Wide bands of energy
optical fibres can carry ten times the information previously believed to be the theoretical maximum. With the advent of the Internet, the demand for bandwidth (the information carrying capacity of the transferring channel) has increased dramatically. Today, most of the bandwidth in the world is not through copper cables but instead through optical fibers. The latest findings by researchers in the us are revolutionary.
Optical fibers carry information in the form of tiny laser pulses. These are carried in the glass fiber by repeated reflection from the sides of the fiber. This is possible because of the nature of the refracting medium and the geometry of the fiber. These laser pulses are amplified along the way and finally converted into electrical signals at their destination. But the problem with modeling the process of laser light traveling along the fiber is that the medium is non-linear. This means that if two signals are put into the fiber, the end result is not simply a sum of the two signals. The two signals can interfere with each other and hence the total signal is not easy to calculate.

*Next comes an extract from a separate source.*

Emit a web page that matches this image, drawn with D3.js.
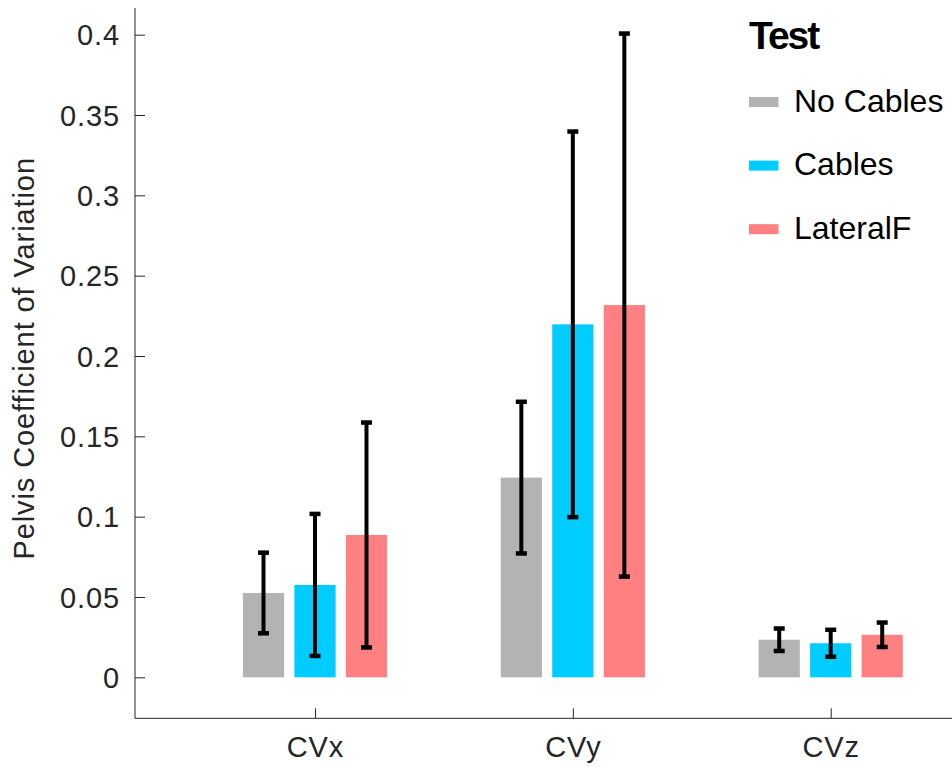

Now, P Mitra and J Stark, researchers at Bell Laboratories, New Jersey, have modeled the fiber by finding a linear model that is equivalent to the non-linear nature of the fiber. This has resulted in their being able to solve the equations and find the theoretical carrying capacity of the glass fiber. They find that the upper limit to the amount of information that a fiber can carry is 150 terabits per second. A terabit is a thousand gigabits. This bandwidth is the equivalent of two billion telephone calls moving through the fiber together! Currently the fastest commercial networks operate at about 1.5 terabits per second. Thus there is much scope for improvement even with the given fiber infrastructure. This should be reassuring to the networking and telecommunication companies who have invested money into laying fiber. Even with streaming video and other such bandwidth intensive applications of the future there should be no bandwidth crunch (Nature , Vol 411, p1027).